Para além do mundo vegetal, o duo traz para seu som os estudos sobre a espiritualidade e o papel do som nas conexões do homem com o sagrado. “Pude nesses últimos anos visitar e estudar inúmeras coisas, seja xamanismo, umbanda, candomblé, enfim”, comenta o produtor, “e também estudei muito [esses movimentos] musicalmente. A gente quer que todo trabalho que a gente tá fazendo nas músicas tenha uma conexão com a espiritualidade. É uma coisa que não é muito conversada no Brasil, que toda conexão de espiritualidade – seja católica, evangélica ou de matriz africana – tem música. Passei a ter toda essa coisa de espiritualidade dentro do meu repertório. E o XAXIM tem muito desse Brasil espiritual”.

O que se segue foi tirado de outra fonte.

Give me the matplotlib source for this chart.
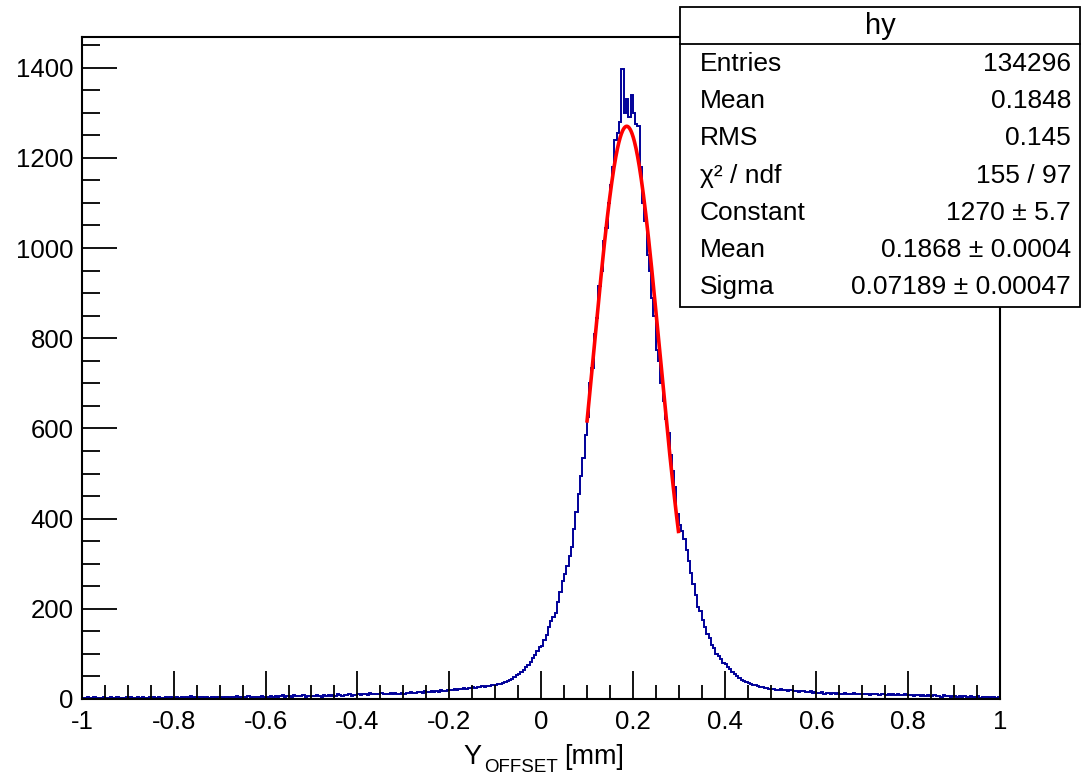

“Aos 54 anos, eu não tenho nenhuma outra chance a não ser brasileiro. Tá incrustado em mim”, conta Dudu, “a pretensão que havia na música eletrônica brasileira de querer soar gringo… acho que cada um está em seu rolê – fiquem à vontade -, mas esse não é o meu. Ao mesmo tempo, se eu ouvir um tecno e quiser incorporar uma vibe, tá tudo certo. O que a gente faz é um pouco reciclador de lixo. Você pega, muda, ressignifica e faz outras coisas. Como Fabião é um cara de conceitos, a gente pode trazer uma música que é eletrônica, é orgânica e é conceitual – não é só para tocar em um set de house, por exemplo. A galera de festas e festivais tá curtindo muito, porque tem uma cara própria”.
Nessa relação de atuar no Brasil e dialogar com a cultura de hoje tem muito a ver também com a vivência que os dois têm tido de ver as reações das pessoas aos sets e as experiências transcendentais que a música possibilita – o que está ligado intimamente à questão espiritual que o projeto toca. “Tem uma palavra pouco utilizada, mas que gosto muito do significado: Egrégora”, explica o produtor, “é um grupo unido naquele momento para vibrar junto algo. Uma egrégora é muito poderosa, porque ela fala de um desejo em comum das pessoas para coisas que não são materiais. Sei que não vou conseguir resolver todos os problemas do Brasil neste momento. Mas, se eu puder resolver o micro-Brasil que está na minha frente agora, já está bom. Se em cada set eu conseguir trazer uma sensação na qual a pessoa fique bem, acho que já estou ajudando”.